RUU PKS Dianggap Mengadopsi Ideologi Barat, LBH APIK: Justru Kita Lihat Situasi Korban di Indonesia
Staf Divisi Perubahan Hukum LBH APIK Jakarta, Dian Novita membeberkan sederet alasan mengapa RUU PKS tak kunjung disahkan. Pihak penentang menghambat.
Penulis: Inza Maliana
Editor: bunga pradipta p
TRIBUNNEWS.COM - Staf Divisi Perubahan Hukum LBH APIK Jakarta, Dian Novita membeberkan sederet alasan mengapa RUU Penghapusan Kekerasan Seksual (PKS) tak kunjung disahkan.
Dinov, sapaannya, sudah sejak 2017 memantau perkembangan RUU PKS di DPR RI.
Hingga kabar ditariknya dari Prolegnas 2020 mencuat ke publik, Dinov menuturkan substansi dari RUU PKS ini masih belum dibahas.
Padahal, proses pembahasannya sudah berjalan selama lebih dari tiga tahun.
Hal itu dikarenakan, selalu ada berbagai alasan dari pihak penolak RUU PKS yang menghambat.
Misalnya, Wakil Ketua Komisi VIII Marwan Dasopang mengatakan pembahasan RUU PKS masih terbentur soal judul dan definisi kekerasan seksual.
Baca: LBH APIK Jakarta Beberkan Sederet Alasan Mengapa RUU PKS Harus Benar-benar Disahkan
"Alasan-alasan mereka tidak masuk akal, tidak sesuai dengan inti RUU PKS."
"Padahal intinya ini memberikan keadilan bagi korban yang selama ini sulit didapatkan," ujar Dinov kepada Tribunnews, melalui Zoom Meeting, Kamis (2/7/2020) malam.
Contoh lain yang sempat menjadi kontroversi pada akhir 2019 lalu, RUU PKS diangap melegalkan seks bebas.

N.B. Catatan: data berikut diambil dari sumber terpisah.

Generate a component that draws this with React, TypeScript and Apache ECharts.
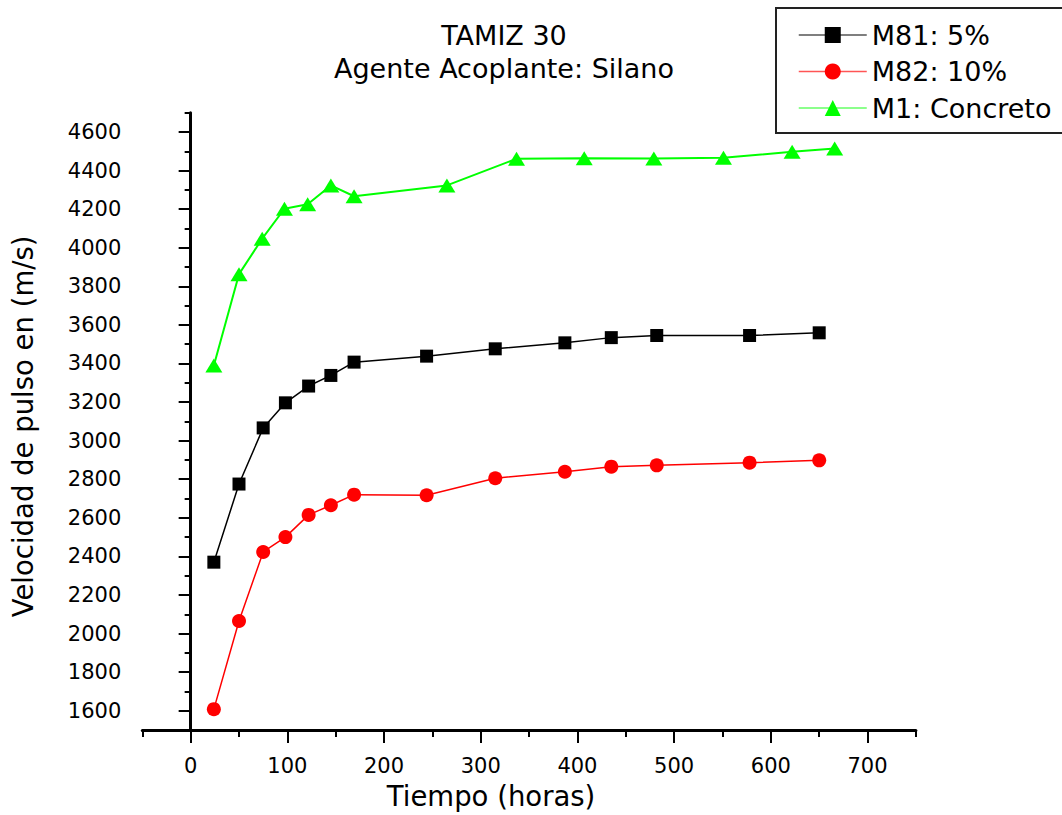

Selain itu, pihak penentang juga menganggap draf RUU PKS mengadopsi dari ideologi budaya barat.
"Jadi RUU ini ada bukan dari barat, bukan dari kita mengadopsi dari luar negeri."
"Tapi RUU ini ada justru kita melihat situasi korban yang ada di Indonesia," tegas Dinov.
Padahal, bila dibandingkan, di luar negeri sudah memiliki aturan sendiri.
Terlebih budaya dan pengalaman politik di negeri barat pun sangat berbeda dengan Indonesia.
Berdasar pengalaman pendamping korban, Dinov menuturkan proses menghadapi kasus tanpa adanya payung hukum sangat sulit.
Terlebih, di Indonesia stigma terhadap perempuan korban kekerasan seksual masih sering terjadi.
Seperti anggapan perempuan tidak pantas keluar malam dan berhak dilecehkan karena memakai pakaian minim.
"Kasus kekerasan seksual bukan dianggap melanggar kemanusiaan, jadi seperti dianggap melanggar norma dan budaya saja," jelas Dinov.
Padahal, sudah jelas hukuman membayar denda kepada korban atau menikahkan korban dengan pelaku, tidak akan menyembuhkan trauma korban.
Oleh karena itu, dengan adanya payung hukum, maka diharapkan korban kekerasan seksual bisa pulih dan kembali beraktivas lagi.
Baca: Wacana Ditarik dari Prolegnas Prioritas 2020, Aktivis Beberkan Sejarah Panjang Perjuangan RUU PKS
Alasan RUU PKS Diusulkan Keluar Daftar Prolegnas
Sebelumnya, Komisi VIII DPR mengusulkan agar RUU PKS dikeluarkan dari daftar Prolegnas Prioritas 2020.
Wakil Ketua Komisi VIII Marwan Dasopang mengatakan, pembahasan RUU PKS sulit dilakukan saat ini.
Pasalnya, RUU PKS merupakan RUU inisiatif DPR.
Baca: RUU PKS Ditarik karena Sulit, Sujiwo Tejo: Bagaimana Kalau Siswa Kembalikan Soal Ujian karena Sulit?
"Kami menarik RUU Penghapusan Kekerasan Seksual karena pembahasannya agak sulit," ujar Marwan dalam rapat bersama Badan Legislasi (Baleg) DPR, Selasa (30/6/2020).
Marwan pun menyampaikan, Komisi VIII mengusulkan pembahasan RUU tentang Kesejahteraan Lanjut Usia untuk masuk daftar Prolegnas Prioritas 2020.
"Sekaligus kami mengusulkan ada yang baru yaitu RUU tentang Kesejahteraan Lanjut Usia."
"Karena RUU Penanggulangan Bencana sudah berjalan, perkiraan teman-teman RUU tentang Kesejahteraan Lanjut Usia masih bisa kita kerjakan," pungkasnya.